Hard disk reliability examined once more: HGST rules, Seagate is alarming

“A year ago we got some insight into hard disk reliability when cloud backup provider Backblaze published its findings for the tens of thousands of disks that it operated,” Peter Bright reports for Ars Technica. “Backblaze uses regular consumer-grade disks in its storage because of the cheaper cost and good-enough reliability, but it also discovered that some kinds of disks fared extremely poorly when used 24/7.”

“A year later the company has collected even more data and drawn out even more differences between the different disks it uses,” Bright reports. “For a second year, the standout reliability leader was HGST. Now a wholly owned subsidiary of Western Digital, HGST inherited the technology and designs from Hitachi (which itself bought IBM’s hard disk division). Across a range of models from 2 to 4 terabytes, the HGST models showed low failure rates… At the opposite end of the spectrum are Seagate disks.”

Much more in the full article here.

27 Comments

  1. When those hard drives fail don’t just throw them away. Taking apart a drive is really fun and the magnets are fantastic, I use them for finding the screws buried under sheetrock, a really great stud finder. Just make sure you don’t pinch your finger between two magnets or you will get a nice blister.

        1. …her pouty lips murmuring Hugo poetry in sultry French, her velvet annushka spinning about her ample hips, allowing only glimpses of her “secret world.”

          I can email you some of the photos if you’d like (for a small fee, of course, this IS America, after all.)

  2. I had to learn the hard way about Seagate. Not realizing that Seagate owned LaCIE, I purchased 3 Thunderbolt drives from LaCIE each with two Seagate drives in it. All 6 drives completely failed within weeks of purchase. I replaced the drives with Toshiba and have had no subsequent problems.

  3. First Seagate external drive started clicking after two weeks of service. Seagate sent a replacement, with the agreement I would send back the original after copying data. Replacement started clicking after about two weeks. Frustrated, I took one out of its enclosure and put it in a Macally external, bus-powered Firewire 800 enclosure. Worked like a charm. So I did the same to the replacement drive. Worked like a charm. So I reasoned the external power supply for their external drives was junk. Both drives failed several months later.
    Since then I’ve been really picky to ensure I don’t buy Seagate!
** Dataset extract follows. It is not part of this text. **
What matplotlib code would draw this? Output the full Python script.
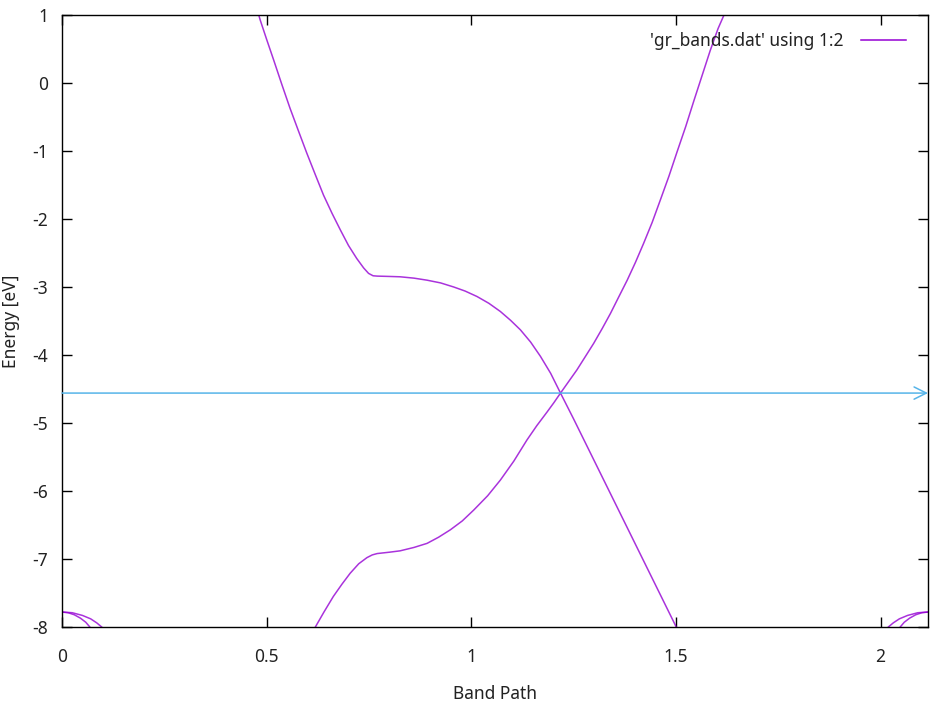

  4. I’ve been using LaCie drives for 3-4 years and they perform well. They replaced G-Tech drives which frequently overheated and two of six failed. Using CrashPlan for remote backup as drive failures are unpredictable.

  5. Each drive maker has an overcomplicated array of models at all price points. If you buy the cheapest drive, no matter what the brand, then reliability will be questionable.

    Seagate does make server-grade drives with excellent performance. We have never had a problem with Seagate, but we have replaced dead Hitachi drives. I guess no manufacturer is perfect.

    1. Based on my experience, their “commercial grade” drives are no better.

      I work for a major storage company and we use Seagate drives in much of our equipment, unfortunately.

      Last year, our failure rate for one particular model had us replacing over 2000 hard drives PER MONTH in customers’ systems. We currently have six people on staff who essentially do nothing by handle dispatching drive replacements.

      That mess is nearly over, thankfully….just in time for *another* Seagate drive model to start failing at about the same rate, possibly worse.

      I’ll never own another one.

  6. I remember these companies:

    Connor
    Quantum
    Maxtor…

    Some of my favorites have been Western Digital. My very first HDD was a Seagate ST-20 or something, I can’t recall, 20MB, MFM. I put one on an RLL card and squeezed out 30MB. I ran a BBS on that drive.

  7. Interesting how the maker of the higher quality drive IBM/Hitachi/Western Digital has not succeeded against the maker of shotes drives Seagate in the marketplace. Even Apple has shipped hardware with Seagate drives.